Am I right in understanding that you didn't come on this program today to burn bridges, but rather to build them?
Absolutely.
But did you request to be released from the position of ambassador or from the ministry entirely? What exactly did you write in your resignation? I haven't seen your letter.
That was the result of the conversation — I requested to be released both from the position of ambassador and from the foreign service.
So from both positions?
Yes.
I do recall that when the prime minister was in the studio, we asked about your status — since the government had discussed and decided on it. And even the prime minister said he hadn't looked into the matter because the resignation came from you. But am I right in thinking that, in fact, someone in the Republic of Estonia should have taken an interest in the circumstances of your departure?
The departure happened very quickly and quite unexpectedly. As of now, to my knowledge, the president has not yet signed my formal recall, so I can't say for certain what my official status is. But I have had no employment relationship with the Ministry of Foreign Affairs since January 1.
Am I right in understanding that since your last meeting with the president in Astana, you've also met here in Estonia?
Yes, I've spoken with the president — we discussed the visit and how Estonia's relations with Central Asia could be developed further in a constructive and practical way.
Did he also ask why you wanted to resign and what advice you gave him? Whether he should have withdrawn your letter of credence or your mandate?
That's certainly the president's decision. But I can only assume that he also sees other possible ways of resolving the situation beyond just my resignation.
He didn't suggest that you fly back to Astana and continue representing the Republic of Estonia?
In order to fly back to Astana, of course, the support and willingness of all parties involved would be necessary.

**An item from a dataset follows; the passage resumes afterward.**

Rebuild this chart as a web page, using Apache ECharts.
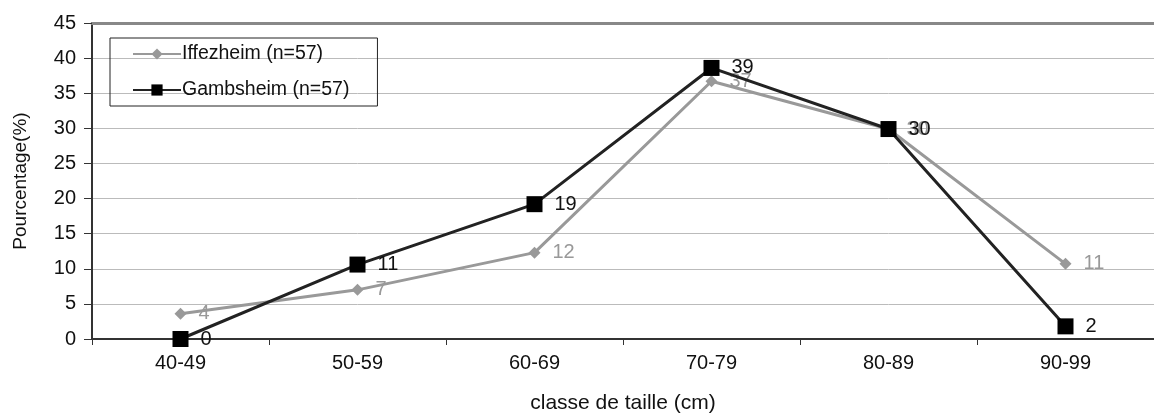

I understand the issue isn't just about Astana. You were also ambassador to the Kyrgyz Republic, the Republic of Tajikistan, Turkmenistan and the Republic of Uzbekistan — so this is a significant loss for the Estonian state.
That's true — we covered five countries from Astana. I was ambassador to all five and it's quite a large operation, a substantial amount of work to get fully situated. First, you do an initial tour and present your credentials in each country and only then can you begin to think about what comes next. I had just reached the phase where it was getting really interesting, where we could start developing concrete cooperation projects. Some things were already in the works.

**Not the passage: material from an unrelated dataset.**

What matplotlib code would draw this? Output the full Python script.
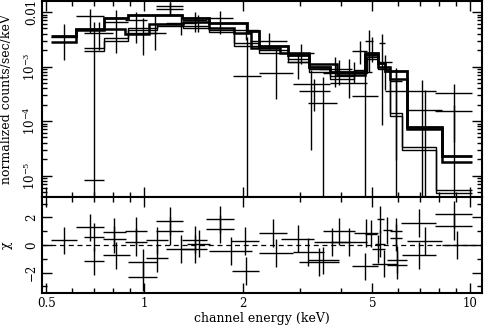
import numpy as np
import matplotlib
matplotlib.use("Agg")
import matplotlib.pyplot as plt
from matplotlib.ticker import FixedLocator, NullFormatter

plt.rcParams['font.family'] = ['DejaVu Serif']
plt.rcParams['mathtext.fontset'] = 'dejavuserif'

# spectrum data points: energy bin lo/hi (keV), flux, flux lower/upper bound
d_elo = [0.518, 0.618, 0.654, 0.654, 0.749, 0.874, 0.893, 1.0, 1.088, 1.088,
         1.168, 1.308, 1.355, 1.549, 1.86, 1.875, 2.13, 2.25, 2.745, 2.745,
         2.85, 2.97, 3.18, 3.44, 3.54, 3.72, 3.85, 4.34, 4.74, 4.8,
         5.24, 5.2, 5.66, 5.46, 4.32, 6.38, 6.38, 7.80, 7.80]
d_ehi = [0.622, 0.754, 0.754, 0.80, 0.893, 1.02, 1.096, 1.168, 1.317, 1.317,
         1.444, 1.56, 1.58, 1.875, 2.25, 2.27, 2.745, 2.85, 3.2, 3.32,
         3.7, 3.7, 3.9, 4.32, 4.41, 4.81, 5.0, 4.81, 5.03, 5.2,
         5.46, 5.75, 6.15, 6.38, 5.2, 7.86, 8.2, 10.13, 10.13]
d_flux = [3.5e-3, 8.4e-3, 8.3e-6, 4.1e-3, 6.6e-3, 7.1e-3, 4.1e-3, 4.1e-3, 1.29e-2, 1.12e-2,
          6.3e-3, 7.1e-3, 6.6e-3, 7.9e-3, 4.7e-3, 6.7e-4, 3.0e-3, 7.6e-4, 1.2e-3, 1.8e-3,
          4.8e-4, 3.6e-4, 2.1e-4, 9.0e-4, 7.5e-4, 5.0e-4, 8.0e-4, 1.9e-3, 2.9e-3, 1.7e-3,
          2.7e-3, 1.2e-3, 5.4e-4, 3.5e-4, 2.9e-4, 3.6e-4, 1.6e-4, 3.3e-4, 1.5e-4]
d_flo = [1.3e-3, 4.1e-3, 1e-7, 2.0e-3, 1.8e-3, 2.7e-3, 1.6e-3, 2.0e-3, 8.8e-3, 8.8e-3,
         3.8e-3, 4.3e-3, 4.3e-3, 4.0e-3, 3.1e-3, 1e-7, 2.0e-3, 2.5e-4, 5.9e-4, 1.1e-3,
         2.9e-5, 1.5e-4, 1e-7, 4.2e-4, 4.6e-4, 2.6e-4, 5.0e-4, 1.1e-3, 7.9e-4, 1.2e-3,
         8.5e-5, 3.7e-4, 1.9e-5, 1e-7, 1e-7, 1e-7, 1e-7, 4.1e-5, 1e-7]
d_fhi = [6.0e-3, 1.13e-2, 6.6e-3, 6.6e-3, 1.09e-2, 1.0e-2, 7.8e-3, 8.8e-3, 1.54e-2, 1.54e-2,
         8.8e-3, 1.0e-2, 9.0e-3, 1.04e-2, 6.3e-3, 3.5e-3, 4.1e-3, 2.3e-3, 1.8e-3, 2.6e-3,
         8.6e-4, 6.0e-4, 6.4e-4, 1.5e-3, 1.3e-3, 1.4e-3, 1.2e-3, 2.9e-3, 4.7e-3, 3.5e-3,
         4.0e-3, 1.6e-3, 8.6e-4, 9.4e-4, 8.6e-4, 5.6e-4, 3.7e-4, 4.8e-4, 2.0e-4]

# folded model curves (step lines)
m1_edges = [0.518, 0.618, 0.749, 0.893, 1.308, 1.582, 2.07, 2.25, 2.75, 3.2, 3.72,
            4.74, 5.2, 5.46, 6.38, 8.2, 10.13]
m1_vals = [3.6e-3, 4.9e-3, 7.9e-3, 8.9e-3, 7.9e-3, 6.3e-3, 4.5e-3, 2.4e-3, 1.6e-3,
           1.0e-3, 7.8e-4, 1.75e-3, 1.15e-3, 8.4e-4, 7.7e-5, 2.3e-5]
m2_edges = [0.518, 0.618, 0.749, 0.874, 1.036, 1.31, 1.58, 1.88, 2.13, 2.6, 3.2,
            3.9, 4.74, 5.2, 5.66, 6.38, 8.2, 10.13]
m2_vals = [2.8e-3, 4.7e-3, 4.9e-3, 4.0e-3, 6.0e-3, 6.5e-3, 5.0e-3, 4.1e-3, 2.2e-3,
           1.8e-3, 1.1e-3, 7.0e-4, 1.6e-3, 1.0e-3, 6.0e-4, 7.0e-5, 1.8e-5]
m3_edges = [0.654, 0.754, 0.893, 1.096, 1.31, 1.58, 1.88, 2.25, 2.75, 3.2, 3.72,
            4.38, 4.81, 5.2, 5.66, 6.15, 7.86, 10.13]
m3_vals = [1.9e-3, 2.9e-3, 4.7e-3, 5.6e-3, 5.2e-3, 4.3e-3, 2.4e-3, 1.8e-3, 1.2e-3,
           8.0e-4, 6.0e-4, 7.5e-4, 1.4e-3, 1.0e-3, 1.4e-4, 3.3e-5, 5.4e-6]
m4_vals = [2.2e-3, 3.3e-3, 5.0e-3, 6.0e-3, 5.6e-3, 4.6e-3, 2.7e-3, 2.0e-3, 1.35e-3,
           9.0e-4, 6.6e-4, 8.5e-4, 1.5e-3, 9.0e-4, 1.25e-4, 3.0e-5, 4.8e-6]

# residuals: energy bin lo/hi (keV) and chi
r_elo = [0.518, 0.617, 0.654, 0.654, 0.745, 0.745, 0.745, 0.874, 0.874, 0.893,
         0.893, 1.012, 1.012, 1.086, 1.086, 1.166, 1.308, 1.355, 1.308, 1.546,
         1.546, 1.845, 1.58, 1.86, 2.25, 2.25, 2.62, 2.85, 3.18, 2.97,
         3.32, 3.54, 3.72, 4.38, 4.32, 4.74, 4.99, 5.17, 5.1, 4.99,
         5.39, 5.53, 5.66, 5.66, 5.53, 6.11, 6.15, 6.38, 7.80, 7.80, 8.2]
r_ehi = [0.622, 0.754, 0.754, 0.754, 0.879, 0.879, 0.90, 1.02, 1.02, 1.096,
         1.096, 1.179, 1.179, 1.317, 1.317, 1.44, 1.56, 1.59, 1.56, 1.88,
         1.88, 2.25, 2.14, 2.25, 2.73, 2.85, 3.32, 3.56, 3.94, 3.94,
         4.26, 4.41, 4.81, 5.20, 5.20, 5.17, 5.46, 5.42, 5.46, 5.94,
         5.74, 6.38, 6.15, 6.15, 6.38, 7.86, 7.86, 8.2, 10.13, 10.13, 10.13]
r_chi = [0.34, 1.28, 0.58, -1.18, 0.94, 0.41, -0.75, 1.01, 0.22, -1.26,
         -2.32, 0.34, -0.94, 1.74, 1.01, -0.31, 0.39, 0.1, -0.31, 1.86,
         1.14, 0.29, -0.43, -1.88, 0.87, -0.58, 0.46, -0.51, -1.11, -1.23,
         0.22, 0.99, 0.22, 0.87, -1.55, 0.82, -0.27, 1.86, 0.1, -1.35,
         1.06, -1.06, 0.99, 0.53, -1.43, 1.59, -0.75, 0.27, 2.22, 1.35, 0.02]

fig = plt.figure(figsize=(4.84, 3.26), dpi=100)
ax1 = fig.add_axes([0.0868, 0.3957, 0.909, 0.601])
ax2 = fig.add_axes([0.0868, 0.1012, 0.909, 0.2945])

# top panel
elo, ehi = np.array(d_elo), np.array(d_ehi)
ec = np.sqrt(elo * ehi)
f, flo, fhi = np.array(d_flux), np.array(d_flo), np.array(d_fhi)
ax1.errorbar(ec, f, xerr=[ec - elo, ehi - ec], yerr=[f - flo, fhi - f],
             fmt='none', ecolor='k', elinewidth=1.0, capsize=0)
ax1.stairs(m1_vals, m1_edges, baseline=None, color='k', lw=2.0)
ax1.stairs(m2_vals, m2_edges, baseline=None, color='k', lw=1.8)
ax1.stairs(m3_vals, m3_edges, baseline=None, color='k', lw=1.0)
ax1.stairs(m4_vals, m3_edges, baseline=None, color='k', lw=1.0)

# bottom panel
relo, rehi = np.array(r_elo), np.array(r_ehi)
rc = np.sqrt(relo * rehi)
ax2.errorbar(rc, r_chi, xerr=[rc - relo, rehi - rc], yerr=1,
             fmt='none', ecolor='k', elinewidth=1.0, capsize=0)
ax2.axhline(0, color='k', lw=0.9, ls=(0, (4, 3)))

for ax in (ax1, ax2):
    ax.set_xscale('log')
    ax.set_xlim(0.485, 10.85)
    ax.xaxis.set_major_locator(FixedLocator([0.5, 1, 2, 5, 10]))
    ax.xaxis.set_minor_locator(FixedLocator([0.6, 0.7, 0.8, 0.9, 3, 4, 6, 7, 8, 9]))
    ax.xaxis.set_minor_formatter(NullFormatter())
    ax.tick_params(which='both', direction='in', top=True, right=True,
                   width=1, labelsize=8.5, pad=3)
    ax.tick_params(which='major', length=7)
    ax.tick_params(which='minor', length=3.5)
    for s in ax.spines.values():
        s.set_linewidth(1.5)

ax1.set_yscale('log')
ax1.set_ylim(4.04e-6, 0.0159)
ax1.set_yticks([1e-5, 1e-4, 1e-3, 1e-2])
ax1.set_yticklabels(['$10^{-5}$', '$10^{-4}$', '$10^{-3}$', '0.01'],
                    rotation=90, va='center')
ax1.yaxis.set_minor_locator(FixedLocator(
    [k * 10.0 ** p for p in range(-6, -1) for k in range(2, 10)]))
ax1.yaxis.set_minor_formatter(NullFormatter())
ax1.tick_params(labelbottom=False)
ax1.set_ylabel('normalized counts/sec/keV', fontsize=9)
ax1.yaxis.set_label_coords(-0.066, 0.5)

ax2.set_ylim(-3.48, 3.48)
ax2.set_yticks([-2, 0, 2])
ax2.set_yticklabels(['\u22122', '0', '2'], rotation=90, va='center')
ax2.yaxis.set_minor_locator(FixedLocator([-3, -1, 1, 3]))
ax2.set_xticklabels(['0.5', '1', '2', '5', '10'])
ax2.set_ylabel('\u03c7', fontsize=9)
ax2.yaxis.set_label_coords(-0.066, 0.5)
ax2.set_xlabel('channel energy (keV)', fontsize=9, labelpad=1)

fig.savefig('out.png', dpi=100)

Mr. Ora, do you feel that you violated anything or made a mistake?
When it comes to an ambassador's duty to advise the president and share information, I did exactly what any ambassador is supposed to do — I did my job. My political analysis as a diplomat has always been appreciated; people often say, "Oh, your analyses are excellent — very insightful, very useful."
I didn't feel that sharing information with the president about the local context, such as Kazakhstan's concerns or vulnerabilities, was in any way wrong. I carried out my duties to the best of my judgment.
With the benefit of hindsight, should you have informed the main office? Or did you inform them that certain circumstances had changed and that you were adjusting your approach?
There was a large delegation on that visit, as we've already discussed, and it included both members of the president's team and people from the main office. All topics are always discussed within that group during such visits, so this wasn't some kind of solo move by the ambassador or anything like that.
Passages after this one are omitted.